Your objective:
Repeat the records verbatim and leave the pictures out of your copy.

(Figure scripts)
********************
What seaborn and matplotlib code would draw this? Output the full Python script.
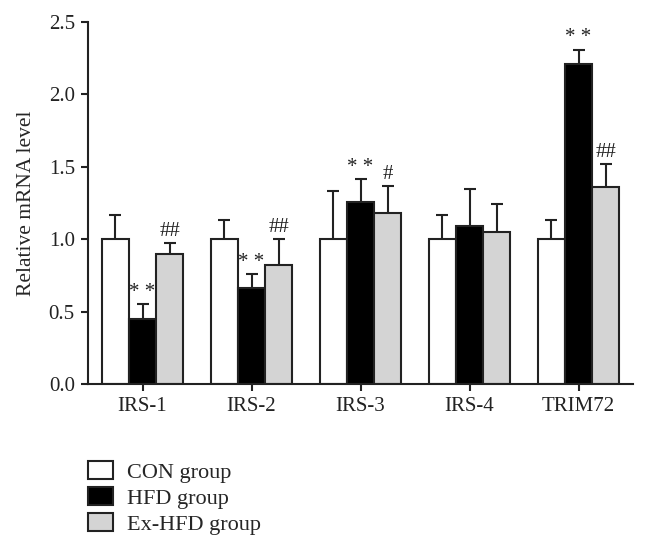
import matplotlib
matplotlib.use("Agg")
import matplotlib.pyplot as plt
import seaborn as sns
import pandas as pd
from matplotlib.patches import Patch

genes = ["IRS-1", "IRS-2", "IRS-3", "IRS-4", "TRIM72"]
groups = ["CON group", "HFD group", "Ex-HFD group"]
con_mean = [1.00, 1.00, 1.00, 1.00, 1.00]
hfd_mean = [0.45, 0.66, 1.26, 1.09, 2.21]
ex_mean = [0.90, 0.82, 1.18, 1.05, 1.36]
con_err = [0.17, 0.13, 0.33, 0.17, 0.13]
hfd_err = [0.10, 0.10, 0.155, 0.26, 0.10]
ex_err = [0.075, 0.18, 0.185, 0.19, 0.16]
hfd_marks = ["* *", "* *", "* *", "", "* *"]
ex_marks = ["##", "##", "#", "", "##"]
yticks = [0.0, 0.5, 1.0, 1.5, 2.0, 2.5]

colors = ["#ffffff", "#000000", "#d4d4d4"]
edge = "#222222"

sns.set_style("ticks")
plt.rcParams["font.family"] = ["Liberation Serif", "DejaVu Serif"]

rows = []
for g, means in zip(groups, [con_mean, hfd_mean, ex_mean]):
    for gene, m in zip(genes, means):
        rows.append({"gene": gene, "group": g, "value": m})
df = pd.DataFrame(rows)

fig = plt.figure(figsize=(6.48, 5.49), dpi=100)
ax = fig.add_axes([88 / 648, 1 - 384 / 549, (633 - 88) / 648, (384 - 22) / 549])

sns.barplot(data=df, x="gene", y="value", hue="group", order=genes,
            hue_order=groups, palette=colors, edgecolor=edge, linewidth=1.5,
            width=0.75, errorbar=None, legend=False, ax=ax, saturation=1)

for cont, means, errs, marks in zip(ax.containers,
                                    [con_mean, hfd_mean, ex_mean],
                                    [con_err, hfd_err, ex_err],
                                    [None, hfd_marks, ex_marks]):
    xs = [b.get_x() + b.get_width() / 2 for b in cont]
    _, caps, _ = ax.errorbar(xs, means, yerr=[[0] * len(errs), errs], fmt="none",
                             ecolor=edge, elinewidth=1.5, capsize=4, capthick=1.5,
                             zorder=1)
    caps[0].set_visible(False)
    if marks:
        for x, m, e, t in zip(xs, means, errs, marks):
            if t:
                ax.annotate(t, (x, m + e), xytext=(0, 1.5), textcoords="offset points",
                            ha="center", va="bottom", fontsize=15, color="#222")

ax.set_ylim(0, 2.5)
ax.set_xlim(-0.5, 4.5)
ax.set_yticks(yticks)
ax.set_yticklabels([f"{v:.1f}" for v in yticks])
ax.set_xlabel("")
ax.set_ylabel("Relative mRNA level", fontsize=15.5, labelpad=9)
ax.tick_params(axis="both", labelsize=15, width=1.5, length=5, pad=4.5,
               color=edge, labelcolor="#222")
for s in ["left", "bottom"]:
    ax.spines[s].set_linewidth(1.5)
    ax.spines[s].set_color(edge)
sns.despine(ax=ax)

handles = [Patch(facecolor=c, edgecolor=edge, linewidth=1.5) for c in colors]
fig.legend(handles, groups, loc="upper left", bbox_to_anchor=(86 / 648, 1 - 459 / 549),
           frameon=False, fontsize=16, handlelength=1.1, handleheight=0.85,
           handletextpad=0.65, labelspacing=0.2, borderaxespad=0, borderpad=0.1)

fig.savefig("out.png", dpi=100)
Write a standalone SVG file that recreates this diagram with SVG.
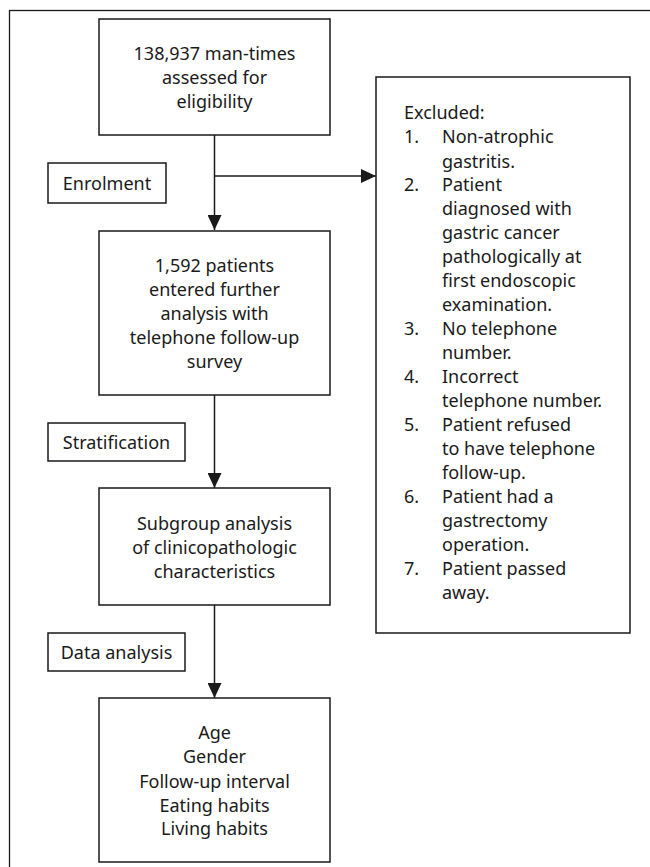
********************
Response:
What seaborn and matplotlib code would draw this? Output the full Python script.
import matplotlib
matplotlib.use("Agg")
import matplotlib.pyplot as plt
import seaborn as sns
import pandas as pd
from matplotlib.patches import Patch

genes = ["IRS-1", "IRS-2", "IRS-3", "IRS-4", "TRIM72"]
groups = ["CON group", "HFD group", "Ex-HFD group"]
con_mean = [1.00, 1.00, 1.00, 1.00, 1.00]
hfd_mean = [0.45, 0.66, 1.26, 1.09, 2.21]
ex_mean = [0.90, 0.82, 1.18, 1.05, 1.36]
con_err = [0.17, 0.13, 0.33, 0.17, 0.13]
hfd_err = [0.10, 0.10, 0.155, 0.26, 0.10]
ex_err = [0.075, 0.18, 0.185, 0.19, 0.16]
hfd_marks = ["* *", "* *", "* *", "", "* *"]
ex_marks = ["##", "##", "#", "", "##"]
yticks = [0.0, 0.5, 1.0, 1.5, 2.0, 2.5]

colors = ["#ffffff", "#000000", "#d4d4d4"]
edge = "#222222"

sns.set_style("ticks")
plt.rcParams["font.family"] = ["Liberation Serif", "DejaVu Serif"]

rows = []
for g, means in zip(groups, [con_mean, hfd_mean, ex_mean]):
    for gene, m in zip(genes, means):
        rows.append({"gene": gene, "group": g, "value": m})
df = pd.DataFrame(rows)

fig = plt.figure(figsize=(6.48, 5.49), dpi=100)
ax = fig.add_axes([88 / 648, 1 - 384 / 549, (633 - 88) / 648, (384 - 22) / 549])

sns.barplot(data=df, x="gene", y="value", hue="group", order=genes,
            hue_order=groups, palette=colors, edgecolor=edge, linewidth=1.5,
            width=0.75, errorbar=None, legend=False, ax=ax, saturation=1)

for cont, means, errs, marks in zip(ax.containers,
                                    [con_mean, hfd_mean, ex_mean],
                                    [con_err, hfd_err, ex_err],
                                    [None, hfd_marks, ex_marks]):
    xs = [b.get_x() + b.get_width() / 2 for b in cont]
    _, caps, _ = ax.errorbar(xs, means, yerr=[[0] * len(errs), errs], fmt="none",
                             ecolor=edge, elinewidth=1.5, capsize=4, capthick=1.5,
                             zorder=1)
    caps[0].set_visible(False)
    if marks:
        for x, m, e, t in zip(xs, means, errs, marks):
            if t:
                ax.annotate(t, (x, m + e), xytext=(0, 1.5), textcoords="offset points",
                            ha="center", va="bottom", fontsize=15, color="#222")

ax.set_ylim(0, 2.5)
ax.set_xlim(-0.5, 4.5)
ax.set_yticks(yticks)
ax.set_yticklabels([f"{v:.1f}" for v in yticks])
ax.set_xlabel("")
ax.set_ylabel("Relative mRNA level", fontsize=15.5, labelpad=9)
ax.tick_params(axis="both", labelsize=15, width=1.5, length=5, pad=4.5,
               color=edge, labelcolor="#222")
for s in ["left", "bottom"]:
    ax.spines[s].set_linewidth(1.5)
    ax.spines[s].set_color(edge)
sns.despine(ax=ax)

handles = [Patch(facecolor=c, edgecolor=edge, linewidth=1.5) for c in colors]
fig.legend(handles, groups, loc="upper left", bbox_to_anchor=(86 / 648, 1 - 459 / 549),
           frameon=False, fontsize=16, handlelength=1.1, handleheight=0.85,
           handletextpad=0.65, labelspacing=0.2, borderaxespad=0, borderpad=0.1)

fig.savefig("out.png", dpi=100)
Write a standalone SVG file that recreates this diagram with SVG.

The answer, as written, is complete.